Since my previous post five months ago, I’ve started work on a Ph.D. degree at the Missouri School of Journalism, submitted my first academic article for peer review, and engaged in quite a few panels, seminars, and symposia. I’ve become more conscious of my wardrobe and what is “expected” of a doctoral student. I perpetually keep a Google Scholar tab open in my browser and have become a more ardent grammar snob than I ever thought possible. I scan every string of text for flagrant apostrophes (it’s ’60s not 60’s) and improper subject-verb agreement (data are, rather than is, sexy).
Needless to say, I’m a changed man.
It’s easy to withdraw and view the external world and its inhabitants (or civilians, as one of my professors fondly terms them) as intellectual variables on an invisible chessboard, so I fight everyday to nurture my humanity and compassion.
A trip to my brother and sister-in-law’s home in Grinnell, Iowa, this past week, provided such an opportunity.

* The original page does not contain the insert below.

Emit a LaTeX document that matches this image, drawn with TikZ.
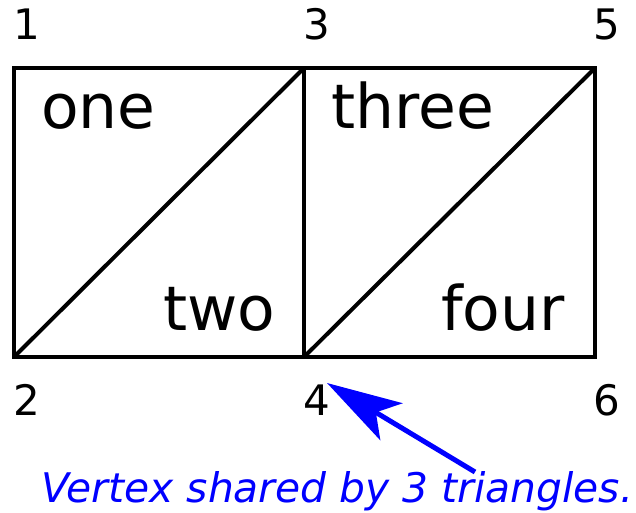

Their two boys, aged four and 11 months, neither knew nor cared for my academic credentials or grammar prowess. Their impression of me rested on how I engaged them and if I would spend time building a five-story “National Guard Zoo” with my older nephew in his playroom.
The trip reminded me that people are more than informants in some groundbreaking research study or the demographic attributes they represent. They each have their own needs, priorities, and passions and should be understood respectfully and with humanity.
Maybe then our differences can unite, inspire, and spur innovation rather than divide us.